I’m going out on a limb by making an assumption, but what the heck, here goes. I assume most people who like to write, like “words.” Yes? It makes sense. And, the better grasp they have of the words in a language, the better apt they are to choose words from a bigger barrel, so to speak, and have the advantage of putting sentences together with right-on-target descriptions. Right??? I promise this is leading somewhere. I read two attention-grabbing articles this past week, both equally interesting to the point I couldn’t narrow down which one to write about, so I made a non-decision, which when you think about it, is a decision, and wrote about both articles.
First, did you know Merriam-Webster added a whopping 535+ new words to their glossary’s digital dictionary? The article didn’t specify how many new words came to us due to the COVID-19 virus (the name comes from the abbreviated term COronaVIrus Disease -2019), but I bet it was something like 534. It seems like there’s a new one every day. For a second, the radar system in my right brain, supposedly the creative side, came to full attention. Why? Well, as a writer, I didn’t want to think there was a whole treasure chest of 535+ bright and shiny new words I could use in my descriptive fiction, and I didn’t even know they existed. To a true word nerd, that kind of stimulus could trigger a panic attack.
Listed were such jewels as community-spread, super-spreader, and social-distancing. What the heck? Those aren’t new words. Just last summer at our family reunion, about twenty aunts and grannies laid out a community spread of vittles eight picnic tables long. About an hour later, Cousin Chester, after gorging on barbequed ribs and pork steaks, five-alarm-fire-baked beans, and enough fruits, nuts, grains, and vegetables to feed a hog farm, announced he felt a super-spreader coming on, and we all social-distanced pert near a half mile away.
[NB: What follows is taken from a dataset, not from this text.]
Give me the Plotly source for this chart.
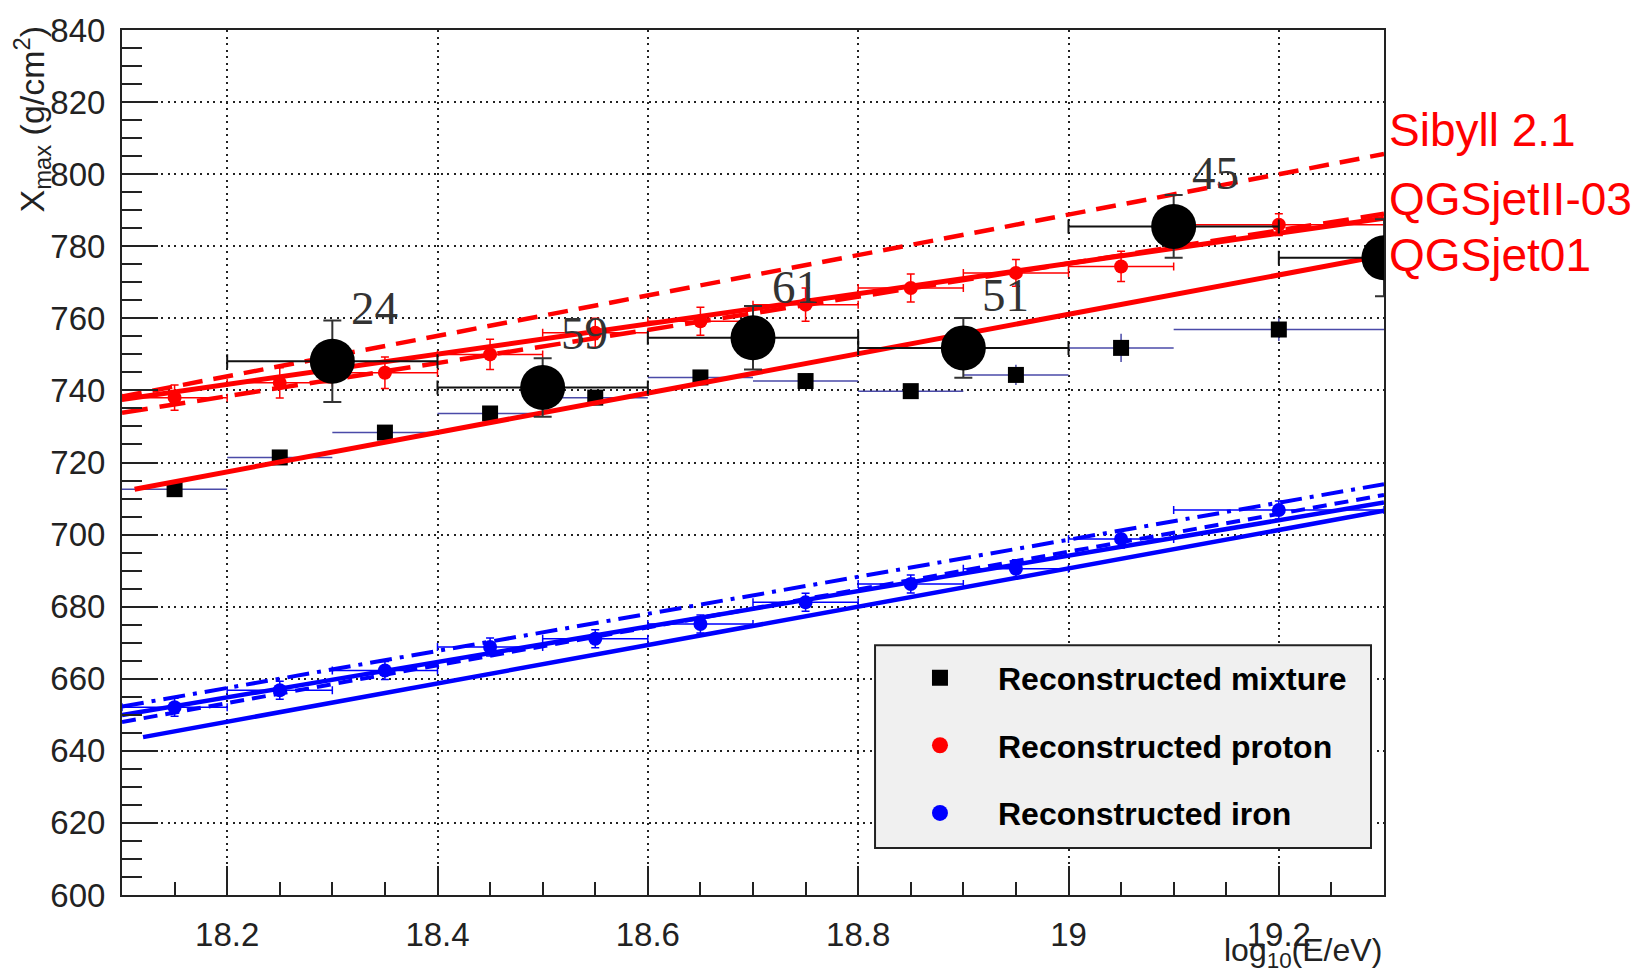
import plotly.graph_objects as go

# ---------------- data ----------------
energy = [18.15, 18.25, 18.35, 18.45, 18.55, 18.65, 18.75, 18.85, 18.95, 19.05, 19.2]
bin_half = [0.05, 0.05, 0.05, 0.05, 0.05, 0.05, 0.05, 0.05, 0.05, 0.05, 0.1]

mixture_xmax = [712.6, 721.4, 728.3, 733.6, 738.0, 743.6, 742.6, 739.8, 744.3, 751.8, 756.9]
mixture_err = [1.5, 1.5, 1.5, 1.5, 1.5, 1.5, 2.0, 2.0, 2.8, 3.9, 3.2]

proton_xmax = [738.0, 742.1, 744.9, 750.0, 756.0, 759.2, 763.8, 768.4, 772.6, 774.4, 786.0]
proton_err = [3.5, 4.2, 4.4, 4.2, 4.0, 3.9, 4.6, 3.9, 3.7, 4.2, 3.0]

iron_xmax = [652.1, 656.8, 662.3, 668.8, 671.1, 675.2, 681.2, 686.3, 690.5, 698.8, 706.8]
iron_err = [2.5, 2.5, 2.5, 2.5, 2.5, 2.5, 2.5, 2.5, 2.5, 2.5, 2.5]

data_energy = [18.3, 18.5, 18.7, 18.9, 19.1, 19.3]
data_half = [0.1, 0.1, 0.1, 0.1, 0.1, 0.1]
data_xmax = [748.1, 740.8, 754.6, 751.8, 785.5, 776.8]
data_err = [11.3, 8.1, 8.8, 8.3, 8.7, 10.7]
data_counts = ["24", "59", "61", "51", "45"]
count_label_y = [763.0, 756.0, 768.8, 766.4, 800.2]

line_x = [18.1, 19.3]
sibyll_proton = [738.3, 805.6]
qgsjet2_proton = [733.8, 789.0]
proton_fit = [737.5, 787.8]
qgsjet01_x = [18.112, 19.3]
qgsjet01_proton = [712.6, 777.5]
iron_dashdot = [652.3, 714.0]
iron_fit = [649.9, 708.9]
iron_dash = [648.0, 711.0]
iron_low_x = [18.12, 19.3]
iron_low = [643.8, 706.6]

model_names = ["Sibyll 2.1", "QGSjetII-03", "QGSjet01"]
model_label_y = [812.3, 793.1, 777.5]

legend_names = ["Reconstructed mixture", "Reconstructed proton", "Reconstructed iron"]

x_range = [18.1, 19.3]
y_range = [600, 840]

RED = "#ff0000"
BLUE = "#0000ff"
MIXBAR = "#4a4aa8"

fig = go.Figure()

# mixture (under lines)
fig.add_trace(go.Scatter(
    x=energy, y=mixture_xmax, mode="markers", showlegend=False,
    marker=dict(symbol="square", size=16, color="black"),
    error_x=dict(type="data", array=bin_half, color=MIXBAR, thickness=1.5, width=0),
    error_y=dict(type="data", array=mixture_err, color=MIXBAR, thickness=1.5, width=0),
))

# model lines
def add_line(xs, ys, color, width, dash):
    fig.add_trace(go.Scatter(x=xs, y=ys, mode="lines", showlegend=False,
                             line=dict(color=color, width=width, dash=dash),
                             hoverinfo="skip"))

add_line(qgsjet01_x, qgsjet01_proton, RED, 5, "solid")
add_line(line_x, sibyll_proton, RED, 4.5, "20px,11px")
add_line(line_x, qgsjet2_proton, RED, 4.5, "26px,12px")
add_line(line_x, proton_fit, RED, 5, "solid")

add_line(iron_low_x, iron_low, BLUE, 4.5, "solid")
add_line(line_x, iron_dash, BLUE, 4, "14px,8px")
add_line(line_x, iron_dashdot, BLUE, 4, "22px,8px,4px,8px")
add_line(line_x, iron_fit, BLUE, 4.5, "solid")

# proton and iron reconstructed
fig.add_trace(go.Scatter(
    x=energy, y=proton_xmax, mode="markers", showlegend=False,
    marker=dict(symbol="circle", size=14, color=RED),
    error_x=dict(type="data", array=bin_half, color=RED, thickness=1.5, width=4),
    error_y=dict(type="data", array=proton_err, color=RED, thickness=1.5, width=4),
))
fig.add_trace(go.Scatter(
    x=energy, y=iron_xmax, mode="markers", showlegend=False,
    marker=dict(symbol="circle", size=14, color=BLUE),
    error_x=dict(type="data", array=bin_half, color=BLUE, thickness=1.5, width=4),
    error_y=dict(type="data", array=iron_err, color=BLUE, thickness=1.5, width=4),
))

# measured data (big black circles)
fig.add_trace(go.Scatter(
    x=data_energy, y=data_xmax, mode="markers", showlegend=False,
    marker=dict(symbol="circle", size=45, color="black"),
    error_x=dict(type="data", array=data_half, color="#111111", thickness=2, width=7),
    error_y=dict(type="data", array=data_err, color="#333333", thickness=2, width=9),
))

# legend-only traces
legend_styles = [("square", "black"), ("circle", RED), ("circle", BLUE)]
for i, (nm, (sym, col)) in enumerate(zip(legend_names, legend_styles)):
    fig.add_trace(go.Scatter(x=[None], y=[None], mode="markers", name=nm,
                             legendgroup="g%d" % i,
                             marker=dict(symbol=sym, size=16, color=col)))

annotations = []
for xe, yl, txt in zip(data_energy, count_label_y, data_counts):
    annotations.append(dict(x=xe + 0.04, y=yl, xref="x", yref="y", text=txt,
                            showarrow=False, xanchor="center", yanchor="middle",
                            font=dict(family="Liberation Serif", size=47, color="#333333")))

for name, yl in zip(model_names, model_label_y):
    annotations.append(dict(x=1.0, xshift=3, y=yl, xref="paper", yref="y", text=name,
                            showarrow=False, xanchor="left", yanchor="middle",
                            font=dict(family="Liberation Sans", size=46, color=RED)))

annotations.append(dict(x=-0.0721, y=1.0, yshift=6, xref="paper", yref="paper",
                        text="X<sub>max</sub> (g/cm<sup>2</sup>)", textangle=-90,
                        showarrow=False, xanchor="center", yanchor="top",
                        font=dict(family="Liberation Sans", size=34, color="#222222")))
annotations.append(dict(x=1.0, y=-0.040, xref="paper", yref="paper",
                        text="log<sub>10</sub>(E/eV)",
                        showarrow=False, xanchor="right", yanchor="top",
                        font=dict(family="Liberation Sans", size=32, color="#222222")))

axis_common = dict(showline=True, linecolor="#222222", linewidth=2, mirror=True,
                   ticks="inside", tickwidth=2, tickcolor="#222222",
                   showgrid=True, gridcolor="#222222", gridwidth=1.5, griddash="2px,4.5px",
                   zeroline=False,
                   tickfont=dict(family="Liberation Sans", size=33, color="#222222"))

# legend box
shapes = [dict(type="rect", xref="paper", yref="paper",
               x0=0.5967, x1=0.9897, y0=0.0544, y1=0.2886,
               fillcolor="#f0f0f0", line=dict(color="#222222", width=2), layer="above")]

fig.update_layout(
    width=1646, height=977,
    margin=dict(l=122, r=262, t=28, b=82),
    paper_bgcolor="white", plot_bgcolor="white",
    xaxis=dict(range=x_range, tick0=18.2, dtick=0.2, ticklen=29, ticklabelstandoff=9,
               minor=dict(dtick=0.05, ticks="inside", ticklen=13, tickwidth=2,
                          tickcolor="#222222", showgrid=False),
               **axis_common),
    yaxis=dict(range=y_range, tick0=600, dtick=20, ticklen=36, ticklabelstandoff=8,
               minor=dict(dtick=5, ticks="inside", ticklen=20, tickwidth=2,
                          tickcolor="#222222", showgrid=False),
               **axis_common),
    legend=dict(x=0.6022, y=0.2828, xanchor="left", yanchor="top",
                bgcolor="rgba(0,0,0,0)", borderwidth=0,
                font=dict(family="Liberation Sans", size=32, color="black", weight="bold"),
                itemwidth=106, tracegroupgap=23, itemsizing="trace"),
    shapes=shapes,
    annotations=annotations,
    showlegend=True,
)

fig.write_html("out.html")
Second, this is some good stuff backed up by Harvard. You are going to be blown away. Writers, do you know how, with pretty much no effort or preparation, you can become a better writer, increase your productivity, work faster with fewer mistakes, and not work one minuscule harder? Are you ready???
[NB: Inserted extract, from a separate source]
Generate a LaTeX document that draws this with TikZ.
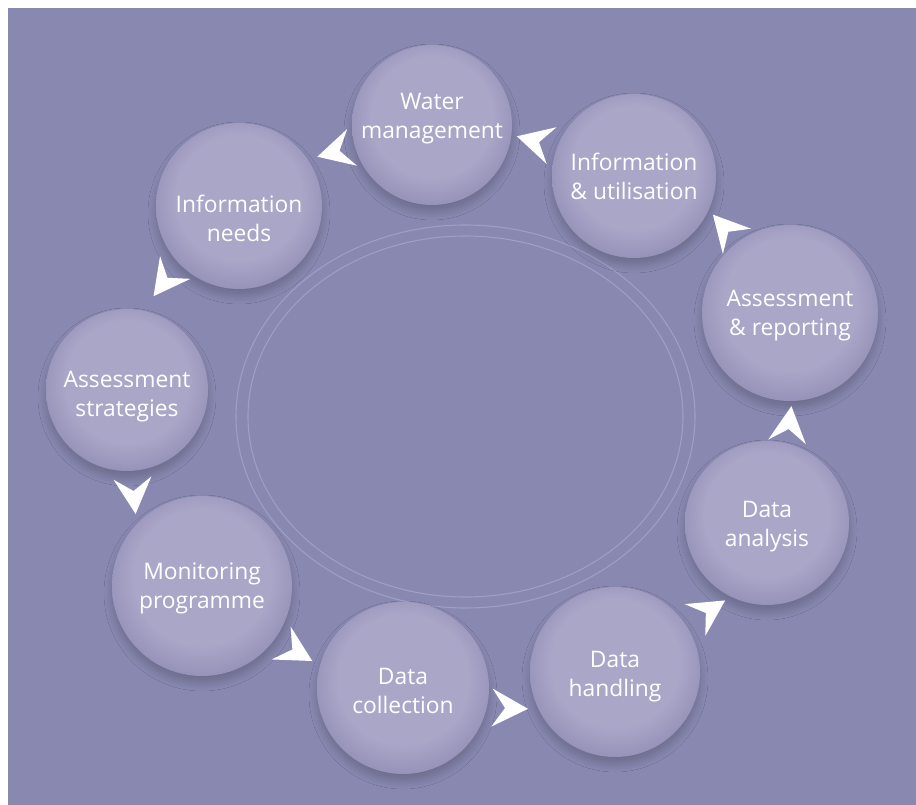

The following highly technical, cost extreme maneuver was tested in blocks of offices throughout our country. What was it they did? Do you give? They opened the windows. I’m not jerking your chain. By allowing fresh air into closed-up offices, the employees experienced noted positive improvements in kidney function, a healthy circulation of blood and the proliferation of new blood cells, a more efficient breakdown of liver toxins, and improved digestion, metabolism, and elimination. A study measuring the impact of indoor air quality found both productivity and cognitive function were much higher in “green” buildings with access to fresh air.
I wonder how fresh air will affect the creativity of a writer working on a story. While COVID occasionally sequesters us in our homes, let's go outside on sunny days and catch some natural Vitamin D. Speaking of fresh air, could somebody open the window in Cousin Chester’s man cave?